The UN Security Council imposes a ceasefire but Turkey violates it by expanding her hold on the Nicosia and Kyrenia corridor. One year later Turkey launches her second wave of invasion and occupies forty per cent of the entire island. The bifurcation is complete. It still is.
In 1983 the Turkish Cypriots’ leader makes a unilateral declaration of independence from Cyprus calling the new nation Turkish Republic of Northern Cyprus and though no nation, other than Turkey recognises it, it is there and is functioning as such for the last thirty years. Many UN resolutions have condemned Turkey and the UN Security Council reaffirms this each year as a matter of religious rite and calls for the withdrawal of foreign troops from Cyprus. Turkey answers that if done, it would serve to resume the killings.
That then is the lesson recent history shows us and Cyprus is a glaring example of it. It reveals how minority rights and their perceived denial of it, their grievances and their discriminations can be exploited, exaggerated and encouraged by coveting nations, the people misled, trained, armed and let loose to create the ground conditions that justify external intervention in neighboring lands. And once a country has placed her stamp on another’s land, the near impossibility that exist to dislodge the iron boot.
Thus the call for a referendum amongst the Tamils of Lanka to decide whether they wish for an Eelam on Lankan soil should not be dismissed slightly. It may be the first step in a long mapped voyage of de facto conquest. It comes from a powerful quarter which should not and cannot be ignored. Tamil Nad is no longer a vassal state, its leaders not backwater second level politicians but personages who have sprung into the national limelight as the new formidable players in the new power game. India’s dominating centre is in fear of losing its grip.
Preposterous as the Tamils Only referendum demand is, it is futile to argue the rights of the Sinhalese to determine the unitary status and territorial integrity of the land they call home. Consider for instance the Provincial Council system. The Constitution, the entire political structure, the hierarchy of democratic institutions were radically changed overnight with one stroke of Rajiv Gandhi’s pen when the provincial council system was introduced as a means of benefitting the Tamils of the North. Decentralisation was introduced not to improve the lot of the Sinhalese in the southern province or the Muslims in every province but solely as a means of redressing the grievances of one minority group. And that was at a time when the world was with us. Now with a fast reducing contact list would Lanka be in a position to refuse UN-backed demands without suffering further retaliation?
If provincial councils could be introduced without even a by your leave from the Sinhala people, holding a referendum under an UN or Indian auspices without Sinhala participation will be child’s play. The obvious result of the referendum would further be held as evidence of the Tamils of Lanka wanting their own separate homeland, their own utopian state of Eelam to establish which they would say have been paid for with blood.

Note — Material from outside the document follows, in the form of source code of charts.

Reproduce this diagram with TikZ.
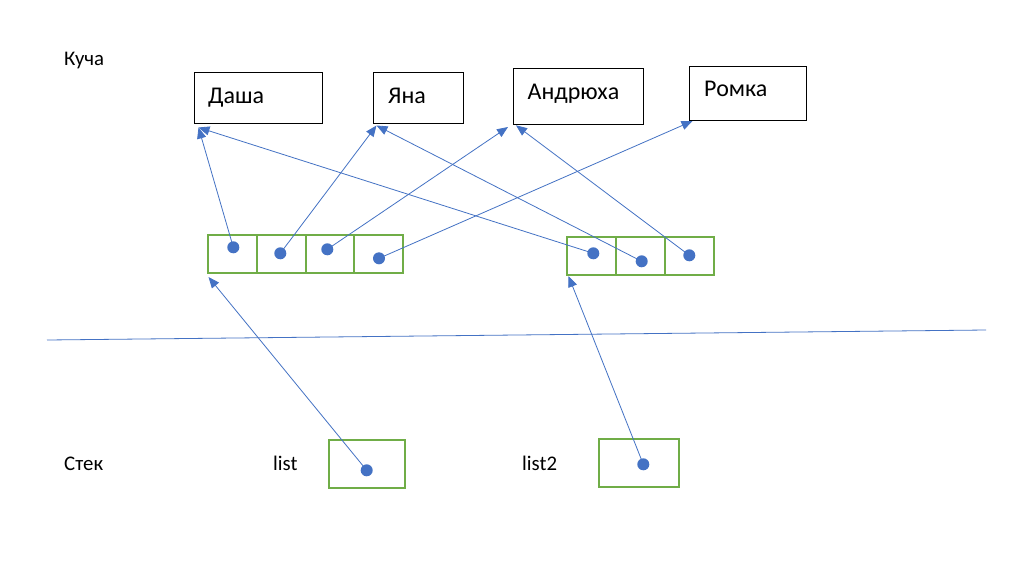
\documentclass[tikz,border=0pt]{standalone}
\usepackage{fontspec}
\setmainfont{Carlito}
\usetikzlibrary{arrows.meta}
\definecolor{oblue}{HTML}{4472C4}
\definecolor{ogreen}{HTML}{70AD47}
\tikzset{
  heapbox/.style={draw=black,line width=1pt,anchor=north west,inner sep=0pt},
  cellbox/.style={draw=ogreen,line width=1.8pt,anchor=north west,inner sep=0pt,minimum width=48.7pt,minimum height=38pt},
  bigtxt/.style={anchor=base west,inner sep=0pt,font=\fontsize{24}{28}\selectfont},
  smalltxt/.style={anchor=base west,inner sep=0pt,font=\fontsize{20.8}{24}\selectfont},
  dotnode/.style={circle,fill=oblue,inner sep=0pt,minimum size=12pt},
  conn/.style={draw=oblue,line width=0.8pt,-{Triangle[length=11pt,width=9pt]}}
}
\begin{document}
\begin{tikzpicture}[x=1pt,y=-1pt]
\useasboundingbox[fill=white] (0,0) rectangle (1015,568);
% labels
\node[smalltxt] (kucha) at (64,65) {Куча};
\node[smalltxt] (stek) at (64,470) {Стек};
\node[smalltxt] (llist) at (273,470.7) {list};
\node[smalltxt] (llist2) at (522,470.7) {list2};
% heap boxes
\node[heapbox,minimum width=127.4pt,minimum height=51.6pt] (bDa) at (194.3,71.7) {};
\node[heapbox,minimum width=90pt,minimum height=51.6pt] (bYa) at (373.3,71.7) {};
\node[heapbox,minimum width=130pt,minimum height=56pt] (bAn) at (512.7,68.3) {};
\node[heapbox,minimum width=116.7pt,minimum height=54.3pt] (bRo) at (689.3,65.7) {};
\node[bigtxt] (tDasha) at (208,103.3) {Даша};
\node[bigtxt] (tYana) at (388,103.3) {Яна};
\node[bigtxt] (tAndr) at (527.5,99.3) {Андрюха};
\node[bigtxt] (tRomka) at (704,96.7) {Ромка};
% arrays
\node[cellbox] (a1) at (207.3,233.7) {};
\node[cellbox] (a2) at (256,233.7) {};
\node[cellbox] (a3) at (304.7,233.7) {};
\node[cellbox] (a4) at (353.4,233.7) {};
\node[cellbox,minimum width=49.1pt] (c1) at (565.7,235.7) {};
\node[cellbox,minimum width=49.1pt] (c2) at (614.8,235.7) {};
\node[cellbox,minimum width=49.1pt] (c3) at (663.9,235.7) {};
% stack boxes
\node[cellbox,minimum width=76.3pt,minimum height=47.7pt] (sl) at (327.7,439) {};
\node[cellbox,minimum width=80.3pt,minimum height=48pt] (sl2) at (597.7,438) {};
% arrow tips
\coordinate (pDa) at (198.5,127.5);
\coordinate (pYa) at (376.5,125.5);
\coordinate (pAn1) at (508,127);
\coordinate (pAn2) at (516,125.3);
\coordinate (pRo) at (692.5,121);
\coordinate (pA1) at (208.5,277);
\coordinate (pA2) at (568.5,276);
% separator
\coordinate (hl) at (47,340);
\coordinate (hr) at (986,330);
\draw[draw=oblue,line width=0.8pt] (hl) -- (hr);
% dots
\node[dotnode] (d1) at (233.3,247.3) {};
\node[dotnode] (d2) at (280.3,253.3) {};
\node[dotnode] (d3) at (327.3,249.3) {};
\node[dotnode] (d4) at (379,258.3) {};
\node[dotnode] (e1) at (593.3,253.3) {};
\node[dotnode] (e2) at (641.7,261.3) {};
\node[dotnode] (e3) at (689.3,255.3) {};
\node[dotnode] (s1) at (366.7,470.3) {};
\node[dotnode] (s2) at (643.3,464.3) {};
% connectors
\draw[conn] (d1.center) -- (pDa);
\draw[conn] (e1.center) -- (pDa);
\draw[conn] (d2.center) -- (pYa);
\draw[conn] (e2.center) -- (pYa);
\draw[conn] (d3.center) -- (pAn1);
\draw[conn] (e3.center) -- (pAn2);
\draw[conn] (d4.center) -- (pRo);
\draw[conn] (s1.center) -- (pA1);
\draw[conn] (s2.center) -- (pA2);
\end{tikzpicture}
\end{document}
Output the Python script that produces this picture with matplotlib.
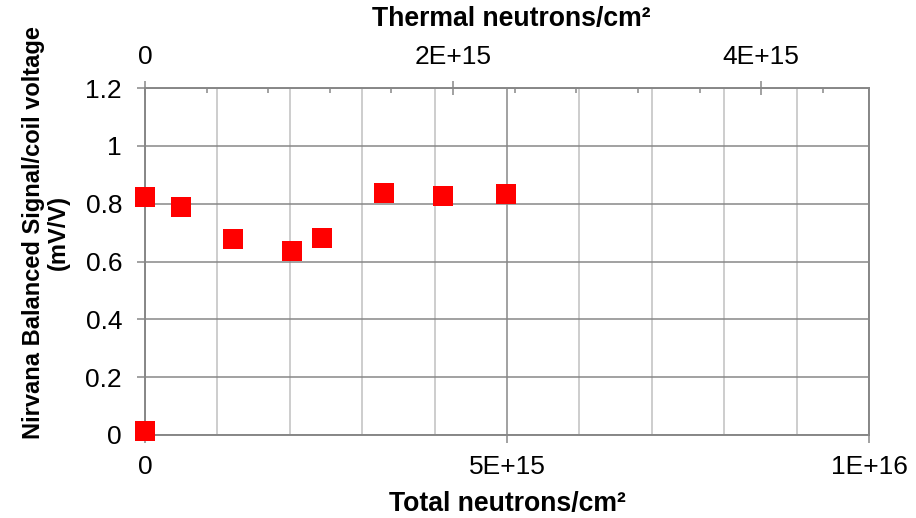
import matplotlib
matplotlib.use('Agg')
import matplotlib.pyplot as plt
from matplotlib.ticker import FixedLocator, MultipleLocator, NullFormatter

plt.rcParams['font.family'] = ['Liberation Sans', 'DejaVu Sans']

# data (x = total neutrons/cm2)
total_fluence = [0, 0, 0.5e15, 1.21e15, 2.03e15, 2.45e15, 3.30e15, 4.12e15, 4.98e15]
balanced_signal = [0.822, 0.015, 0.789, 0.677, 0.637, 0.680, 0.838, 0.826, 0.833]

bottom_ticks = [0, 5e15, 1e16]
bottom_labels = ['0', '5E+15', '1E+16']
top_ticks = [0, 2e15, 4e15]
top_labels = ['0', '2E+15', '4E+15']
y_ticks = [0, 0.2, 0.4, 0.6, 0.8, 1.0, 1.2]
y_labels = ['0', '0.2', '0.4', '0.6', '0.8', '1', '1.2']

thermal_max = 4.7e15

W, H = 916, 518
fig = plt.figure(figsize=(W / 100, H / 100), dpi=100)
ax = fig.add_axes([145 / W, (H - 435) / H, 724 / W, 347 / H])

major_col = '#878787'
minor_col = '#c0c0c0'
tick_fs = 19

ax.set_xlim(0, 1e16)
ax.set_ylim(0, 1.2)

# grid
ax.xaxis.set_major_locator(FixedLocator(bottom_ticks))
ax.xaxis.set_minor_locator(MultipleLocator(1e15))
ax.set_xticklabels(bottom_labels)
ax.set_yticks(y_ticks)
ax.set_yticklabels(y_labels)
ax.grid(True, which='major', axis='both', color=major_col, linewidth=1.1)
ax.grid(True, which='minor', axis='x', color=minor_col, linewidth=1.1)
ax.set_axisbelow(True)

for side in ['left', 'bottom', 'right']:
    ax.spines[side].set_color(major_col)
    ax.spines[side].set_linewidth(1.4)
ax.spines['top'].set_visible(False)

ax.tick_params(axis='both', which='major', direction='out', length=5.5,
               width=1.1, color=major_col, labelsize=tick_fs, labelcolor='black')
ax.tick_params(axis='x', which='major', pad=9)
ax.tick_params(axis='y', which='major', pad=11)
ax.tick_params(axis='x', which='minor', length=0)
ax.tick_params(right=False)

ax.plot(total_fluence, balanced_signal, linestyle='none', marker='s',
        markersize=14.8, color='#ff0000', markeredgewidth=0, clip_on=False,
        zorder=5)

# top axis: thermal neutrons
top = ax.twiny()
top.set_xlim(0, thermal_max)
top.xaxis.set_major_locator(FixedLocator(top_ticks))
top.xaxis.set_minor_locator(MultipleLocator(4e14))
top.xaxis.set_minor_formatter(NullFormatter())
top.set_xticklabels(top_labels)
for side in ['left', 'bottom', 'right']:
    top.spines[side].set_visible(False)
top.spines['top'].set_color(major_col)
top.spines['top'].set_linewidth(1.4)
top.tick_params(axis='x', which='major', direction='inout', length=9.5,
                width=1.1, color=major_col, labelsize=tick_fs, pad=9)
top.tick_params(axis='x', which='minor', direction='in', length=3.6,
                width=1.1, color=major_col)

fig.text(507 / W, 1 - 504 / H, 'Total neutrons/cm\u00b2', ha='center',
         va='center', fontsize=19.2, fontweight='bold')
fig.text(511 / W, 1 - 19 / H, 'Thermal neutrons/cm\u00b2', ha='center',
         va='center', fontsize=19.2, fontweight='bold')
fig.text(46 / W, 1 - 233 / H, 'Nirvana Balanced Signal/coil voltage\n(mV/V)',
         ha='center', va='center', rotation=90, fontsize=17,
         fontweight='bold', linespacing=1.12)

fig.savefig('out.png', dpi=100)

Emboldened by UN resolutions, empowered by UN sanctions, it may lead in the future to a Cyprus style situation, leaving the country vulnerable to the threat of a possible invasion and subsequent partition.
Before that day dawns, before the tempest doom hits landfall the Government as a whole and the Foreign Ministry in particular must learn to read the warning sign beaming in the horizon and conduct its international affairs in a realistic manner and start building bridges with our neighbours and western nations, salvaging the burnt boats to sail anew as a fit member in the international club of civilised nations.
Or else the blood sweat and tears spilled, secreted, and wept by Lankans to win the long drawn terrorist war will turn out to be in vain and the fruits of peace we still strive to bloom will remain nipped in the bud.